Nadar con el río, en busca del agua que ya no está, se convierte en una escapatoria tentadora. Más sanador es posar los pies en su interior, e irse sumergiendo paso a paso, hasta llegar al centro de las dos orillas, y abrirse al agua nueva que llega. Duele lo que no hay, sana lo que llega. Vacío y plenitud como extremos de la vida, deslizándonos de un polo al opuesto, hasta alcanzar la experiencia de los dos a la vez, en un mismo lugar. Sentir el vacío de lo que ya no es, abre la puerta a una consciencia más clara de lo que sí hay. Es el inesperado regalo del duelo, experiencias transpersonales desde las que podemos decidir soltar el río.
Porque es después de tocar con el dolor, la frustración, la culpa, la rabia, la tristeza…, cuando podemos rescatar que somos observadorxs, dejar de identificarnos con el río, y celebrar que el agua sigue fluyendo. Y que nos encantaría abrazar algunas de sus gotas que ya no están, atesorarlas para siempre. A veces, duele no ser río, y duele que cambie. Y mucho. Y no ser río es la manera de contemplar su variedad y riqueza, aceptar lo que hay, llega y se fue. Estar en calma.
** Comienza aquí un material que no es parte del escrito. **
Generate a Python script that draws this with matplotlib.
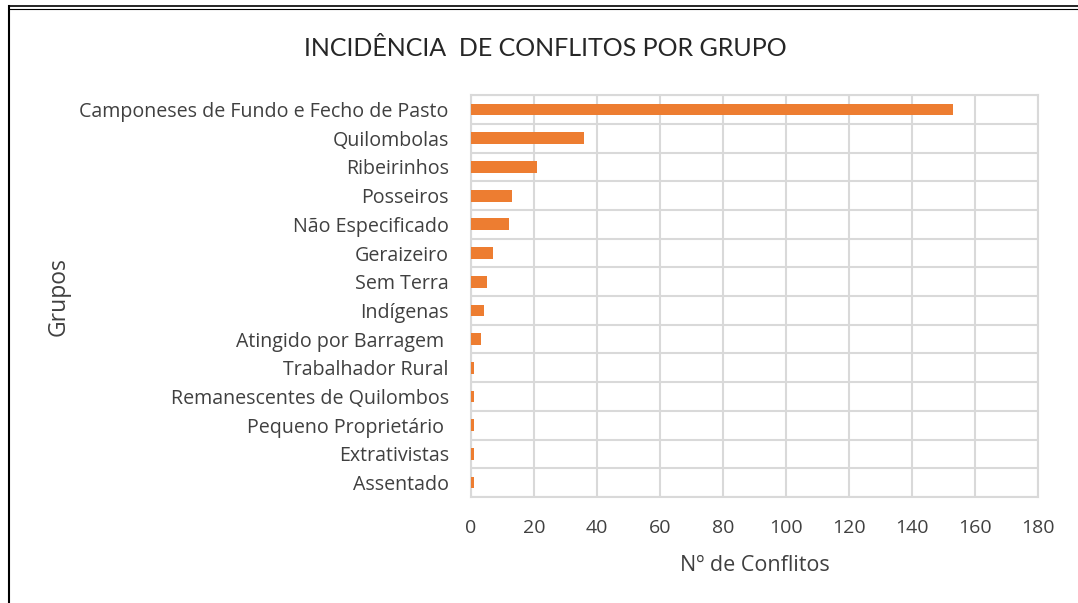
import matplotlib
matplotlib.use("Agg")
import matplotlib.pyplot as plt
from matplotlib.lines import Line2D
import numpy as np

# dados
grupos = ['Camponeses de Fundo e Fecho de Pasto', 'Quilombolas', 'Ribeirinhos',
          'Posseiros', 'Não Especificado', 'Geraizeiro', 'Sem Terra', 'Indígenas',
          'Atingido por Barragem ', 'Trabalhador Rural', 'Remanescentes de Quilombos',
          'Pequeno Proprietário ', 'Extrativistas', 'Assentado']
conflitos = [153, 36, 21, 13, 12, 7, 5, 4, 3, 1, 1, 1, 1, 1]
xticks = [0, 20, 40, 60, 80, 100, 120, 140, 160, 180]

plt.rcParams['font.family'] = ['Open Sans', 'DejaVu Sans']
cor_texto = '#404040'
cor_grade = '#d9d9d9'

fig = plt.figure(figsize=(10.78, 6.03), dpi=100)
ax = fig.add_axes([0.437, 0.176, 0.526, 0.666])

y = np.arange(len(grupos))
ax.barh(y, conflitos, height=0.41, color='#ed7d31', zorder=3)

ax.set_xlim(0, 180)
ax.set_ylim(len(grupos) - 0.5, -0.5)
ax.set_xticks(xticks)
ax.set_yticks(y)
ax.set_yticklabels(grupos)
ax.set_yticks(np.arange(len(grupos) + 1) - 0.5, minor=True)

ax.grid(True, axis='x', which='major', color=cor_grade, linewidth=1.5, zorder=0)
ax.grid(True, axis='y', which='minor', color=cor_grade, linewidth=1.5, zorder=0)
ax.tick_params(axis='both', which='both', length=0, colors=cor_texto)
ax.tick_params(axis='x', pad=16, labelsize=14)
ax.tick_params(axis='y', pad=16, labelsize=14.1)
for s in ax.spines.values():
    s.set_color(cor_grade)
    s.set_linewidth(1.5)

ax.set_xlabel('Nº de Conflitos', fontsize=15.5, color=cor_texto, labelpad=13)
ax.set_ylabel('Grupos', fontsize=16.5, color=cor_texto, labelpad=0)
ax.yaxis.set_label_coords(-0.707, 0.5)

fig.text(0.506, 0.92, 'INCIDÊNCIA  DE CONFLITOS POR GRUPO', ha='center', va='center',
         fontsize=18, color='#262626', family=['Lato', 'DejaVu Sans'])

# moldura da página
fig.add_artist(Line2D([0.008, 1.0], [0.990, 0.990], color='black', linewidth=1.2))
fig.add_artist(Line2D([0.008, 1.0], [0.985, 0.985], color='black', linewidth=0.8))
fig.add_artist(Line2D([0.008, 0.008], [0.0, 0.990], color='black', linewidth=1.5))

fig.savefig('out.png', dpi=100)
Atravesar el duelo, completar todas los ciclos gestálticos inconclusos con la persona que ya no vive (y con otros duelos pendientes que puedan haberse actualizado), soltar todas las emociones que suscita tal vacío, permite volver a mirar al mundo de forma más despierta, regresar a nuestro lugar de observadorxs del río, espacio privilegiado que quizá habíamos abandonado hace tiempo, y que un duelo ayuda a redescubrir. Necesitamos contar con todo nuestro ser, o con todo lo que podamos del mismo, para seguir viviendo la vida, contemplando las nuevas gotas que se deslizan delante de nosotrxs. Así es como las lágrimas saladas del duelo pasan a ser, poco a poco, más dulces. Los recuerdos de la persona que me falta se transforman en recuerdos de lo que compartimos, lo que queda en mí, experiencias que también han configurado mi manera de pensar, sentir y actuar en la vida. Lo que fue (del verbo «ser»), va conmigo, es conmigo. Y yo voy conmigo hasta que deje de ir. Yo soy hasta que deje de ser.
Zeta. Letra final del abecedario. Última letra de la palabra paz.